E, sem mudar o tom de quem tem pleno domínio sobre o tema, ponteia a Ministra Nancy Andrighi que “de modo diferenciado e seguindo a especialidade do microssistema de Justiça disciplinou expressamente quando a Lei 9.099/95 pretende que se aplique o CPC, o fez, expressamente, no art. 30, ‘in fine’, art. 52 e 53, marcando o apartamento dos sistemas da justiça tradicional e o sistema da justiça especial”, para, em seguida, enfatizar: “O novo Código de Processo Civil em nada alterou o sistema dos Juizados Especiais”, a não ser nas regras que especifica, quando o legislador do sistema processual geral, de forma indevida, fez interferência no microssistema dos Juizados Cíveis (arts. 985, 1.062, 1.063, 1.064, 1.065 e 1.066, NCPC).

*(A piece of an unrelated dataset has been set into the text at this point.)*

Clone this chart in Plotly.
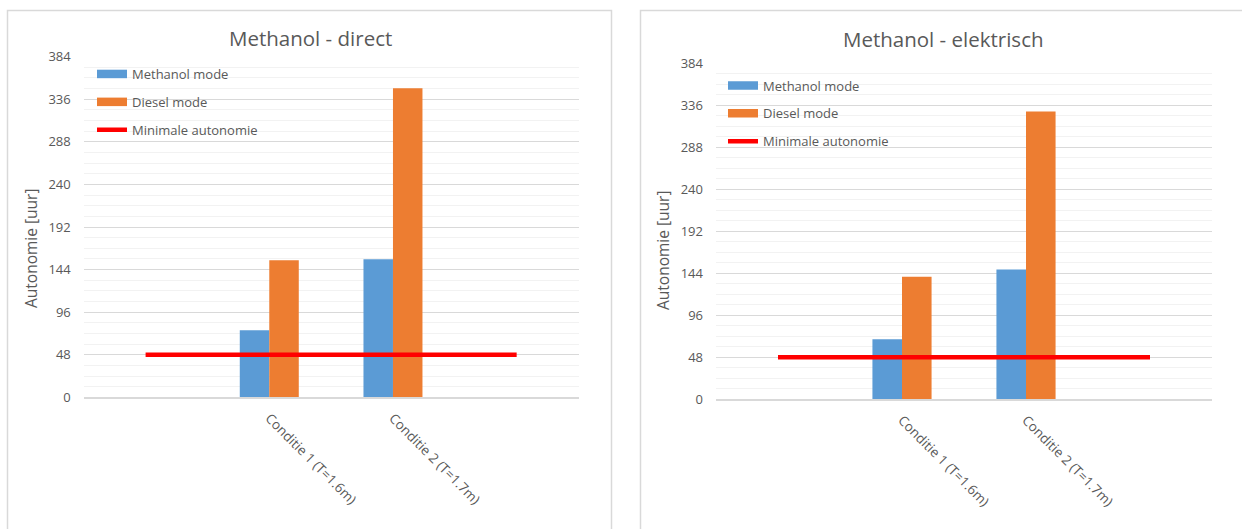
import plotly.graph_objects as go

# Categories (outer two are empty slots so the threshold line spans wider)
categories = ["", "Conditie 1 (T=1.6m)", "Conditie 2 (T=1.7m)", ""]

# Methanol - direct
direct_methanol = [None, 75.5, 155.5, None]
direct_diesel = [None, 154.5, 348.5, None]

# Methanol - elektrisch
elek_methanol = [None, 68.5, 148.3, None]
elek_diesel = [None, 140.0, 329.0, None]

# Minimum required autonomy (hours)
minimale_autonomie = [48, 48, 48, 48]

panel_titles = ["Methanol - direct", "Methanol - elektrisch"]
y_title = "Autonomie [uur]"
y_ticks = [0, 48, 96, 144, 192, 240, 288, 336, 384]
series_names = ["Methanol mode", "Diesel mode", "Minimale autonomie"]

BLUE = "#5b9bd5"
ORANGE = "#ed7d31"
RED = "#ff0000"
TEXT = "#595959"
FONT = "Open Sans"

W, H = 1242, 529
x_pos = list(range(len(categories)))


def px_x(v):
    return v / W


def px_y(v):
    return 1 - v / H


fig = go.Figure()

panels = [
    dict(xa="x", ya="y", legend="legend", m=direct_methanol, d=direct_diesel),
    dict(xa="x2", ya="y2", legend="legend2", m=elek_methanol, d=elek_diesel),
]

for i, p in enumerate(panels):
    fig.add_trace(go.Bar(x=x_pos, y=p["m"], marker=dict(color=BLUE, line=dict(width=0)),
                         name=series_names[0], showlegend=False,
                         xaxis=p["xa"], yaxis=p["ya"]))
    fig.add_trace(go.Bar(x=x_pos, y=p["d"], marker=dict(color=ORANGE, line=dict(width=0)),
                         name=series_names[1], showlegend=False,
                         xaxis=p["xa"], yaxis=p["ya"]))
    fig.add_trace(go.Scatter(x=x_pos, y=minimale_autonomie, mode="lines",
                             line=dict(color=RED, width=4.5),
                             name=series_names[2], showlegend=False,
                             xaxis=p["xa"], yaxis=p["ya"]))
    # legend entries drawn as wide swatches
    for k, (nm, col, w) in enumerate(zip(series_names, [BLUE, ORANGE, RED], [8.5, 8.5, 4.5])):
        fig.add_trace(go.Scatter(x=[None], y=[None], mode="lines",
                                 line=dict(color=col, width=w), name=nm,
                                 legend=p["legend"], legendgroup=f"{p['legend']}_{k}",
                                 xaxis=p["xa"], yaxis=p["ya"]))

# plot-area geometry (pixels)
left_area = dict(x0=83.75, x1=578.5, y0=56.7, y1=397.3)
right_area = dict(x0=716.0, x1=1212.0, y0=63.3, y1=399.3)

axis_common = dict(
    range=[-0.5, 3.5],
    tickvals=[1, 2],
    ticktext=categories[1:3],
    tickangle=45,
    showgrid=False,
    zeroline=False,
    showline=True,
    linecolor="#d9d9d9",
    linewidth=1.5,
    ticks="",
    ticklabelstandoff=6,
    tickfont=dict(family=FONT, size=13.5, color=TEXT),
    automargin=False,
    fixedrange=True,
)
yaxis_common = dict(
    range=[0, 384],
    tickvals=y_ticks,
    showgrid=True,
    gridcolor="#d9d9d9",
    gridwidth=1.2,
    minor=dict(dtick=12, showgrid=True, gridcolor="#f2f2f2", gridwidth=1.2),
    zeroline=False,
    showline=False,
    ticks="",
    ticklabelstandoff=12,
    tickfont=dict(family=FONT, size=13, color=TEXT),
    automargin=False,
    fixedrange=True,
)

legend_common = dict(
    font=dict(family=FONT, size=13, color=TEXT),
    bgcolor="rgba(0,0,0,0)",
    borderwidth=0,
    traceorder="grouped",
    tracegroupgap=8,
    xanchor="left",
    yanchor="top",
    itemclick=False,
    itemdoubleclick=False,
)

fig.update_layout(
    width=W,
    height=H,
    margin=dict(l=0, r=0, t=0, b=0, autoexpand=False),
    paper_bgcolor="white",
    plot_bgcolor="white",
    barmode="group",
    bargap=0.523,
    bargroupgap=0,
    font=dict(family=FONT, color=TEXT),
    xaxis=dict(axis_common, domain=[px_x(left_area["x0"]), px_x(left_area["x1"])], anchor="y"),
    yaxis=dict(yaxis_common, domain=[px_y(left_area["y1"]), px_y(left_area["y0"])], anchor="x"),
    xaxis2=dict(axis_common, domain=[px_x(right_area["x0"]), px_x(right_area["x1"])], anchor="y2"),
    yaxis2=dict(yaxis_common, domain=[px_y(right_area["y1"]), px_y(right_area["y0"])], anchor="x2"),
    legend=dict(legend_common, x=px_x(92), y=px_y(59)),
    legend2=dict(legend_common, x=px_x(723), y=px_y(70.5)),
    showlegend=True,
)

# panel titles
for title, cx, cy in [(panel_titles[0], 310, 38), (panel_titles[1], 943, 39)]:
    fig.add_annotation(text=title, x=px_x(cx), y=px_y(cy), xref="paper", yref="paper",
                       xanchor="center", yanchor="middle", showarrow=False,
                       font=dict(family=FONT, size=20.5, color=TEXT))

# value-axis titles, centred on plot area plus category labels
for cx, cy in [(31, 249), (663, 251)]:
    fig.add_annotation(text=y_title, x=px_x(cx), y=px_y(cy), xref="paper", yref="paper",
                       xanchor="center", yanchor="middle", showarrow=False, textangle=-90,
                       font=dict(family=FONT, size=15.5, color=TEXT))

# panel frames
fig.add_shape(type="rect", xref="paper", yref="paper",
              x0=px_x(7.5), x1=px_x(611.5), y0=px_y(560), y1=px_y(10.5),
              line=dict(color="#d9d9d9", width=1.5), fillcolor="rgba(0,0,0,0)", layer="below")
fig.add_shape(type="rect", xref="paper", yref="paper",
              x0=px_x(640.5), x1=px_x(1280), y0=px_y(560), y1=px_y(10.5),
              line=dict(color="#d9d9d9", width=1.5), fillcolor="rgba(0,0,0,0)", layer="below")

fig.write_html("out.html")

Fazendo ácida e procedente crítica, acentua a Ministra Nancy, com absoluta razão, que o Código de Processo Civil, que regula a Justiça tradicional, contaminada pelo exacerbado formalismo, não poderia, como o fez, interferir no sistema dos Juizados Especiais, considerando a diversidade de cada um dos sistemas. Em seguida, enfatiza: “Jamais poderíamos aplicar o Código de Processo Civil, nem em caráter subsidiário e tampouco nas eventuais omissões procedimentais da Lei 9.099/95, porque enquanto o processo nos Juizados Especiais se rege pelos critérios da oralidade, simplicidade e informalidade, na justiça tradicional o processo é regido pelo rigorismo das formas e tecnicismo regulado pelo Código de Processo Civil.” E disse mais a Ministra Andrghi: “Nunca é demais afirmar que não há aplicação do Código de Processo Civil, nos processos que tramitam perante os Juizados Especiais, sob pena, de igualarmos a Justiça especial à Justiça tradicional.”
O forte recado da Ministra Nancy Andrighi foi dado para toda a magistratura brasileira. Se não servir como aula de quem luta pela Redescoberta dos Juizados Especiais, pode, na pior das hipóteses, para os mais ajuizados (de Juizados) servir como um despretensioso conselho de uma magistrada que fala do alto dos seus 40 anos bem vividos nas atividades jurisdicionais. Todos devemos meditar, responsavelmente, se quisermos enfrentar os cento e cinco milhões de processos que enchem as prateleiras virtuais ou não do Poder Judiciário.